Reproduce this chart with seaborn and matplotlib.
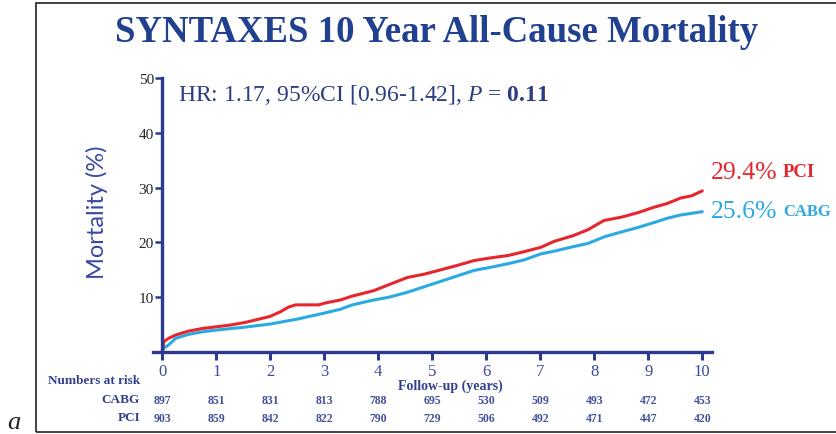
import numpy as np
import pandas as pd
import matplotlib
matplotlib.use("Agg")
import matplotlib.pyplot as plt
import matplotlib.transforms as mtransforms
from matplotlib.patches import Rectangle
import seaborn as sns

# Kaplan-Meier style cumulative mortality (%), SYNTAXES trial
pci_years = [0, 0.03, 0.12, 0.25, 0.48, 0.75, 1.0, 1.25, 1.54, 1.75, 2.0, 2.2, 2.34,
             2.47, 2.7, 2.9, 3.0, 3.3, 3.52, 3.92, 4.2, 4.54, 4.85, 5.16, 5.5, 5.78,
             6.1, 6.4, 6.7, 7.01, 7.26, 7.6, 7.88, 8.18, 8.5, 8.8, 9.1, 9.35, 9.6,
             9.8, 10.0]
pci_mortality = [0, 1.9, 2.5, 3.1, 3.8, 4.3, 4.6, 4.9, 5.4, 5.9, 6.5, 7.4, 8.2,
                 8.6, 8.6, 8.6, 8.9, 9.5, 10.2, 11.2, 12.3, 13.6, 14.2, 15.0, 15.9, 16.7,
                 17.2, 17.6, 18.3, 19.1, 20.2, 21.2, 22.3, 24.0, 24.6, 25.4, 26.4, 27.1, 28.1,
                 28.5, 29.4]

cabg_years = [0, 0.03, 0.12, 0.25, 0.48, 0.75, 1.0, 1.5, 2.0, 2.5, 3.0, 3.3, 3.52,
              3.92, 4.2, 4.54, 4.85, 5.16, 5.5, 5.78, 6.1, 6.4, 6.7, 7.01, 7.26, 7.6,
              7.88, 8.18, 8.5, 8.8, 9.1, 9.35, 9.6, 9.8, 10.0]
cabg_mortality = [0, 0.7, 1.3, 2.5, 3.2, 3.7, 4.0, 4.5, 5.1, 6.0, 7.1, 7.8, 8.6,
                  9.5, 10.0, 10.9, 11.9, 12.9, 14.0, 14.9, 15.5, 16.1, 16.8, 17.9, 18.4, 19.2,
                  19.8, 21.0, 21.9, 22.7, 23.6, 24.4, 25.0, 25.3, 25.6]

risk_years = list(range(11))
cabg_at_risk = [897, 851, 831, 813, 788, 695, 530, 509, 493, 472, 453]
pci_at_risk = [903, 859, 842, 822, 790, 729, 506, 492, 471, 447, 420]

pci_end = 29.4
cabg_end = 25.6

x_ticks = list(range(11))
y_ticks = [10, 20, 30, 40, 50]

title = "SYNTAXES 10 Year All-Cause Mortality"
hr_text = r"HR: 1.17, 95%CI [0.96-1.42], $\mathit{P}$ = $\mathbf{0.11}$"

NAVY = "#2b3990"
TICK_NAVY = "#3d479c"
TITLE_BLUE = "#21408f"
RED = "#e5272d"
BLUE = "#29abe2"

sns.set_theme(style="white")
plt.rcParams["font.family"] = ["Liberation Serif", "DejaVu Serif"]
plt.rcParams["mathtext.fontset"] = "custom"
plt.rcParams["mathtext.rm"] = "Liberation Serif"
plt.rcParams["mathtext.it"] = "Liberation Serif:italic"
plt.rcParams["mathtext.bf"] = "Liberation Serif:bold"

W, H = 837, 435
fig = plt.figure(figsize=(W / 100, H / 100), dpi=100)


def fx(px):
    return px / W


def fy(py):
    return 1 - py / H


# outer frame
fig.patches.append(Rectangle((fx(36), fy(433)), fx(840) - fx(36), fy(4) - fy(433),
                             transform=fig.transFigure, fill=False,
                             edgecolor="#333333", linewidth=1.3))

ax = fig.add_axes([fx(153), fy(353), fx(712) - fx(153), fy(79) - fy(353)])

df = pd.concat([
    pd.DataFrame({"Follow-up (years)": pci_years, "Mortality (%)": pci_mortality, "Arm": "PCI"}),
    pd.DataFrame({"Follow-up (years)": cabg_years, "Mortality (%)": cabg_mortality, "Arm": "CABG"}),
])
sns.lineplot(data=df, x="Follow-up (years)", y="Mortality (%)", hue="Arm",
             hue_order=["CABG", "PCI"], palette={"PCI": RED, "CABG": BLUE},
             linewidth=2.2, legend=False, ax=ax, sort=False, estimator=None)

ax.set_xlim(-0.17, 10.18)
ax.set_ylim(0, 50)
ax.set_xticks(x_ticks)
ax.set_yticks(y_ticks)
ax.set_xticklabels([str(t) for t in x_ticks], fontsize=12, color=TICK_NAVY)
ax.set_yticklabels([str(t) for t in y_ticks], fontsize=8.5, color="#545c9e")
ax.set_xlabel("")
ax.set_ylabel("")
ax.spines["left"].set_position(("data", 0))
ax.spines["top"].set_visible(False)
ax.spines["right"].set_visible(False)
for s in ("left", "bottom"):
    ax.spines[s].set_color(NAVY)
    ax.spines[s].set_linewidth(2.4)
ax.tick_params(axis="x", direction="out", length=6, width=2.2, color=NAVY, pad=2, bottom=True)
ax.tick_params(axis="y", direction="out", length=5, width=1.8, color=NAVY, pad=1, left=True)
ax.set_facecolor("none")

# y-axis title
fig.text(fx(97), fy(212), "Mortality (%)", rotation=90, ha="center", va="center",
         fontsize=17, color="#3a48a0", family=["Lato", "DejaVu Sans"])

# chart title
fig.text(fx(437), fy(32), title, ha="center", va="center", fontsize=26.5,
         fontweight="bold", color=TITLE_BLUE)

# hazard ratio annotation
fig.text(fx(178), fy(95), hr_text, ha="left", va="center", fontsize=17, color="#2d3d80")

# end-of-curve labels
for val, rise, arm, col, size in [(pci_end, 19, "PCI", RED, 13.5), (cabg_end, 1, "CABG", BLUE, 12)]:
    ann = ax.annotate(f"{val}%", xy=(10, val), xytext=(9, rise), textcoords="offset pixels",
                      ha="left", va="center", fontsize=18.5, color=col, annotation_clip=False)
    fig.canvas.draw()
    bb = ann.get_window_extent()
    fig.text(bb.x1 / W + fx(5), (bb.y0 + bb.y1) / 2 / H, arm, ha="left", va="center",
             fontsize=size, fontweight="bold", color=col)

# numbers at risk table
trans = mtransforms.blended_transform_factory(ax.transData, fig.transFigure)
fig.text(fx(140), fy(381), "Numbers at risk", ha="right", va="center", fontsize=9.5,
         fontweight="bold", color="#333f8f")
fig.text(fx(140), fy(400), "CABG", ha="right", va="center", fontsize=9.5,
         fontweight="bold", color="#333f8f")
fig.text(fx(140), fy(418), "PCI", ha="right", va="center", fontsize=9.5,
         fontweight="bold", color="#333f8f")
for t, c, p in zip(risk_years, cabg_at_risk, pci_at_risk):
    ax.text(t, fy(401), str(c), transform=trans, ha="center", va="center",
            fontsize=8.5, fontweight="bold", color="#45509a")
    ax.text(t, fy(419), str(p), transform=trans, ha="center", va="center",
            fontsize=8.5, fontweight="bold", color="#45509a")

fig.text(fx(450), fy(386), "Follow-up (years)", ha="center", va="center", fontsize=10,
         fontweight="bold", color="#333f8f")

# panel letter
fig.text(fx(14), fy(429), "a", ha="center", va="baseline", fontsize=19, style="italic",
         color="#222222")

fig.savefig("out.png", dpi=100)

----------

-- DO THIS --
Please restate the material above line by line, exactly, beginning at its first line and ending with the line that contains "28.5, 29.4]", without any pictures.

-- EXERCISE RESULT --
Reproduce this chart with seaborn and matplotlib.
import numpy as np
import pandas as pd
import matplotlib
matplotlib.use("Agg")
import matplotlib.pyplot as plt
import matplotlib.transforms as mtransforms
from matplotlib.patches import Rectangle
import seaborn as sns

# Kaplan-Meier style cumulative mortality (%), SYNTAXES trial
pci_years = [0, 0.03, 0.12, 0.25, 0.48, 0.75, 1.0, 1.25, 1.54, 1.75, 2.0, 2.2, 2.34,
             2.47, 2.7, 2.9, 3.0, 3.3, 3.52, 3.92, 4.2, 4.54, 4.85, 5.16, 5.5, 5.78,
             6.1, 6.4, 6.7, 7.01, 7.26, 7.6, 7.88, 8.18, 8.5, 8.8, 9.1, 9.35, 9.6,
             9.8, 10.0]
pci_mortality = [0, 1.9, 2.5, 3.1, 3.8, 4.3, 4.6, 4.9, 5.4, 5.9, 6.5, 7.4, 8.2,
                 8.6, 8.6, 8.6, 8.9, 9.5, 10.2, 11.2, 12.3, 13.6, 14.2, 15.0, 15.9, 16.7,
                 17.2, 17.6, 18.3, 19.1, 20.2, 21.2, 22.3, 24.0, 24.6, 25.4, 26.4, 27.1, 28.1,
                 28.5, 29.4]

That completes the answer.